Two new studies show obese men with prostate cancer are at a higher risk of developing more aggressive tumors and of experiencing cancer recurrence than men of normal weight.
The first study conducted by researchers at the Naval Medical Center in San Diego sampled nearly 3,200 prostate cancer patients. In this group, 19 percent of the patients were considered obese -- defined as having a body mass index higher than 30.
Researchers found a correlation between obesity and a higher Gleason score, the value used to classify the aggressiveness of prostate tumors. They also found obese men tended to have a higher cancer recurrence rate.
The second study was conducted by researchers at Johns Hopkins University School of Medicine on nearly 1,100 prostate cancer patients, 22 percent of who were obese. In this study, obesity was defined as a body mass index higher than 35. As in the first study, researchers concluded that obese men also were more like to have a higher Gleason score. Another similar conclusion was that in both studies black men were more likely to be obese.
Stephen J. Freedland, M.D., co-author of the study, says, "We suspect that worse outcomes among African-American men with prostate cancer are related to obesity rather than race."

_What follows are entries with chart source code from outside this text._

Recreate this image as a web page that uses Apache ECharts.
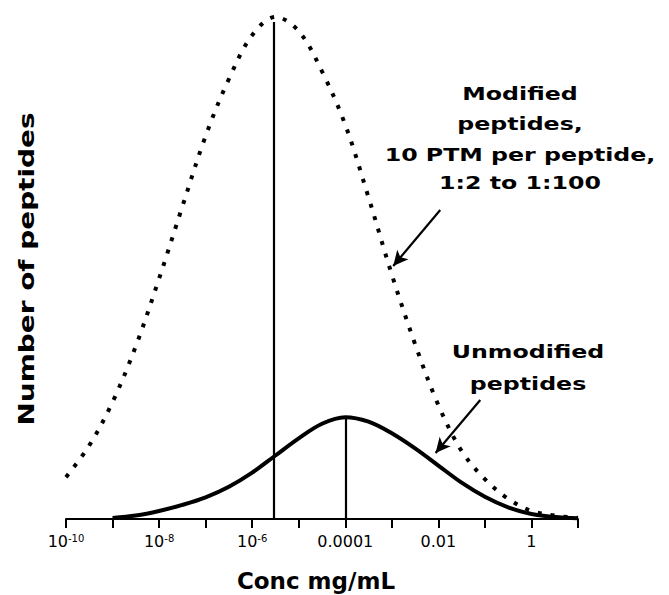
<!DOCTYPE html>
<html>
<head>
<meta charset="utf-8">
<script src="https://cdn.jsdelivr.net/npm/echarts@6/dist/echarts.min.js"></script>
<style>
  html, body { margin: 0; padding: 0; background: #fff; }
  #chart { width: 669px; height: 595px; }
</style>
</head>
<body>
<div id="chart"></div>
<script>
// log10 of concentration (mg/mL)
const concExp = [-10, -9.5, -9, -8.5, -8, -7.5, -7, -6.5, -6, -5.5, -5, -4.5, -4, -3.5, -3, -2.5, -2, -1.5, -1, -0.5, 0, 0.5, 1];
// Number of peptides (relative)
const modifiedPeptides = [8.3, 14.6, 23.2, 34.3, 47.7, 62.0, 76.0, 87.3, 96.0, 99.6, 96.8, 88.8, 78.2, 63.8, 48.5, 34.7, 22.6, 13.5, 7.9, 4.0, 1.6, 0.7, 0.2];
const unmodifiedPeptides = [null, null, 0.2, 0.7, 1.6, 2.8, 4.3, 6.4, 9.2, 12.6, 16.0, 18.9, 20.2, 19.3, 17.0, 14.0, 10.6, 7.2, 4.4, 2.3, 1.0, 0.4, 0.15];
// peak (mode) lines
const modifiedPeak = [-5.53, 98.6];
const unmodifiedPeak = [-4.0, 20.2];
// annotation arrows [from, to] in data units
const modifiedArrow = [[-1.96, 61.3], [-2.97, 50.2]];
const unmodifiedArrow = [[-1.10, 23.6], [-2.06, 13.1]];
// tick labels
const tickValues = [-10, -8, -6, -4, -2, 0];
const tickLabels = ['10{sup|-10}', '10{sup|-8}', '10{sup|-6}', '0.0001', '0.01', '1'];
const xAxisTitle = 'Conc mg/mL';
const yAxisTitle = 'Number of peptides';
const modifiedNote = ['Modified', 'peptides,', '10 PTM per peptide,', '1:2 to 1:100'];
const unmodifiedNote = ['Unmodified', 'peptides'];

const FONT = 'DejaVu Sans';
const chart = echarts.init(document.getElementById('chart'), null, { renderer: 'svg' });

function pairs(xs, ys) { return xs.map((x, i) => [x, ys[i]]); }

const noteStyle = { fontFamily: FONT, fontWeight: 'bold', fontSize: 18.5, fill: '#000', align: 'center', verticalAlign: 'middle' };
const graphics = [];
const modY = [92, 122, 153, 181];
modifiedNote.forEach((t, i) => graphics.push({ type: 'text', x: 520, y: modY[i] + 1, scaleX: 1.28, style: Object.assign({ text: t }, noteStyle) }));
const unY = [350, 382];
unmodifiedNote.forEach((t, i) => graphics.push({ type: 'text', x: 528, y: unY[i] + 1, scaleX: 1.28, style: Object.assign({ text: t }, noteStyle) }));
graphics.push({ type: 'text', x: 316, y: 581, style: { text: xAxisTitle, fontFamily: FONT, fontWeight: 'bold', fontSize: 23, fill: '#000', align: 'center', verticalAlign: 'middle' } });
graphics.push({ type: 'text', x: 27, y: 269, rotation: Math.PI / 2, scaleX: 1.27, style: { text: yAxisTitle, fontFamily: FONT, fontWeight: 'bold', fontSize: 22, fill: '#000', align: 'center', verticalAlign: 'middle' } });

chart.setOption({
  animation: false,
  backgroundColor: '#fff',
  grid: { left: 66, right: 91, top: 15, bottom: 76, containLabel: false, outerBoundsMode: 'none' },
  xAxis: {
    type: 'value', min: -10, max: 1, interval: 1,
    axisLine: { show: true, lineStyle: { color: '#000', width: 2 } },
    axisTick: { show: true, length: 9, lineStyle: { color: '#000', width: 2 } },
    splitLine: { show: false },
    axisLabel: {
      margin: 14, color: '#000', fontFamily: FONT, fontSize: 16,
      showMinLabel: true, showMaxLabel: true,
      formatter: function (v) { const i = tickValues.indexOf(Math.round(v * 1000) / 1000); return i >= 0 ? tickLabels[i] : ''; },
      rich: { sup: { fontFamily: FONT, fontSize: 10, verticalAlign: 'top', color: '#000', padding: [0, 0, 6, 0] } }
    }
  },
  yAxis: { type: 'value', min: 0, max: 100, show: false, splitLine: { show: false } },
  graphic: graphics,
  series: [
    {
      name: 'Modified peptides', type: 'line', data: pairs(concExp, modifiedPeptides),
      smooth: 0.35, showSymbol: false, silent: true,
      lineStyle: { color: '#000', width: 4, type: [4, 9], cap: 'butt' },
      markLine: {
        silent: true, animation: false, label: { show: false },
        data: [
          [{ coord: [modifiedPeak[0], 0], symbol: 'none' }, { coord: [modifiedPeak[0], modifiedPeak[1]], symbol: 'none' }],
          [{ coord: modifiedArrow[0], symbol: 'none' }, { coord: modifiedArrow[1], symbol: 'arrow', symbolSize: [11, 15] }]
        ],
        lineStyle: { color: '#000', width: 2.2, type: 'solid' }
      }
    },
    {
      name: 'Unmodified peptides', type: 'line', data: pairs(concExp, unmodifiedPeptides),
      smooth: 0.35, showSymbol: false, silent: true, connectNulls: false,
      lineStyle: { color: '#000', width: 4, type: 'solid' },
      markLine: {
        silent: true, animation: false, label: { show: false },
        data: [
          [{ coord: [unmodifiedPeak[0], 0], symbol: 'none' }, { coord: [unmodifiedPeak[0], unmodifiedPeak[1]], symbol: 'none' }],
          [{ coord: unmodifiedArrow[0], symbol: 'none' }, { coord: unmodifiedArrow[1], symbol: 'arrow', symbolSize: [11, 15] }]
        ],
        lineStyle: { color: '#000', width: 2.2, type: 'solid' }
      }
    }
  ]
});
</script>
</body>
</html>
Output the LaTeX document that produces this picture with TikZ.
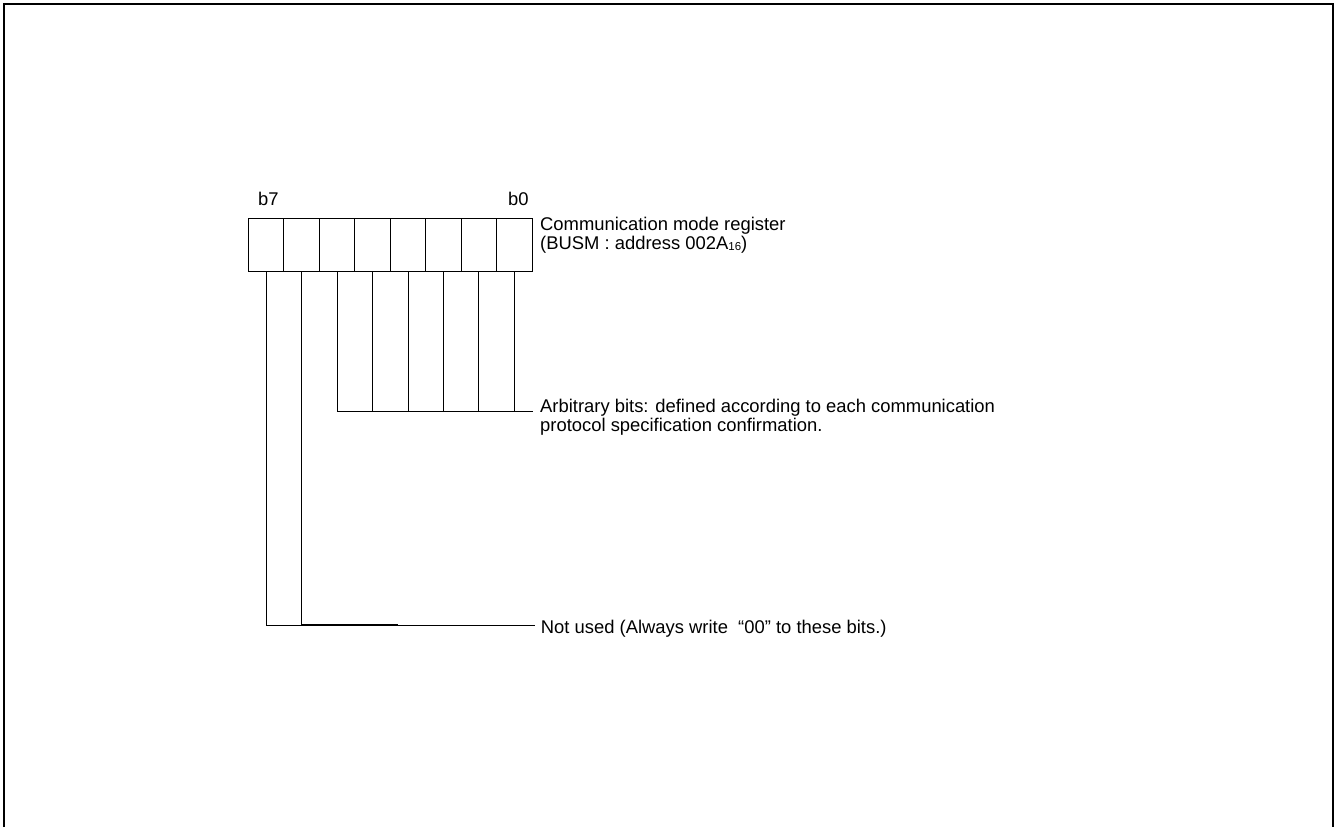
\documentclass[tikz,border=0pt]{standalone}
\usepackage{fontspec}
\setmainfont{Liberation Sans}
\usetikzlibrary{positioning,calc}

\begin{document}
\begin{tikzpicture}[x=1pt,y=-1pt, every node/.style={font=\fontsize{18.4}{16.5}\selectfont}]
\tikzstyle{cell}=[draw,line width=0.9pt,minimum width=35.44pt,minimum height=53pt,inner sep=0pt,outer sep=0pt]
\tikzstyle{lbl}=[inner sep=0pt,align=left,anchor=base west]
\tikzstyle{lead}=[line width=0.9pt]
\useasboundingbox (0,0) rectangle (1338,827);
% outer frame (open at the bottom)
\draw[line width=2pt] (4,827) -- (4,3.5) -- (1333,3.5) -- (1333,827);
% register cells b7 ... b0
\foreach \i in {7,...,0}
  \node[cell] (bit\i) at ({248.5+17.72+(7-\i)*35.44},244.5) {};
\node[lbl] (lb7) at (258,205) {b7};
\node[lbl] (lb0) at (508,205) {b0};
\node[lbl] (reg) at (540,249) {Communication mode register\\(BUSM : address 002A\raisebox{-1.5pt}{\fontsize{11.5}{12}\selectfont 16})};
% leader ends
\coordinate (arbend) at (533,411.7);
\coordinate (nuend) at (535,625);
\coordinate (nuthk) at (398,625);
\node[lbl] (arb) at (540,431) {Arbitrary bits: defined according to each communication\\protocol specification confirmation.};
\node[lbl] (nused) at (540.7,633) {Not used (Always write~ “00” to these bits.)};
% arbitrary bits
\foreach \i in {5,4,3,2,1,0}
  \draw[lead] (bit\i.south) -- (bit\i.south |- arbend);
\draw[lead] (bit5.south |- arbend) -- (arbend);
% not used bits
\draw[lead] (bit7.south) -- (bit7.south |- nuend);
\draw[lead] (bit6.south) -- (bit6.south |- nuend);
\draw[lead] (bit7.south |- nuend) -- (nuend);
\draw[line width=1.8pt] (bit6.south |- nuend) -- (nuthk);
\end{tikzpicture}
\end{document}
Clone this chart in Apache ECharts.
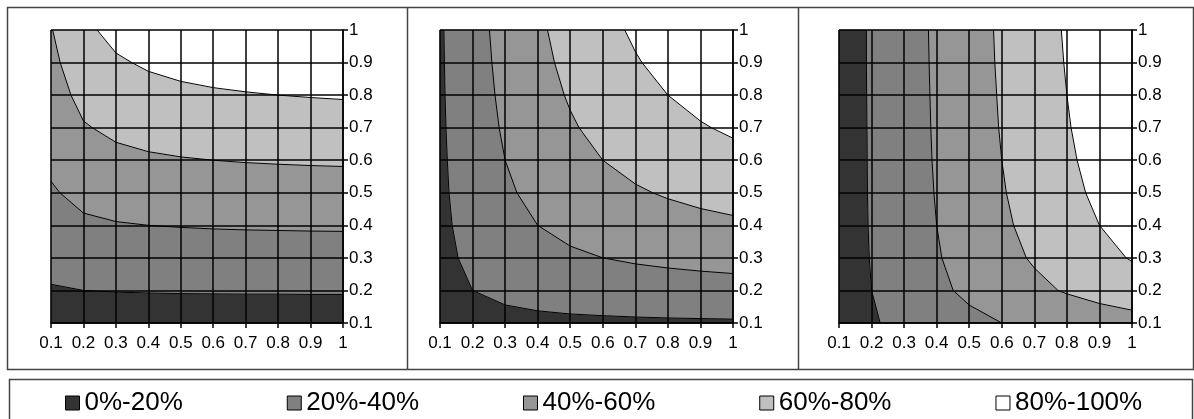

Researchers for both studies suggest that proteins and hormones stored in body fat -- such as leptin and insulin-like growth factor 1 -- may encourage prostate tumor growth in obese men. Also, obese men usually have lower testosterone levels and higher estrogen levels, which may promote cancer growth. In addition, diets high in fat may promote tumor growth.
Medical peers agree with the conclusions of the studies and encourage further investigation. Alfred I. Neugut, M.D., Ph. D., of Columbia University, says, "The number of prostate cancer survivors is steadily increasing, and it will be important to investigate if weight loss and other lifestyle changes can improve prognosis in those already diagnosed with prostate cancer."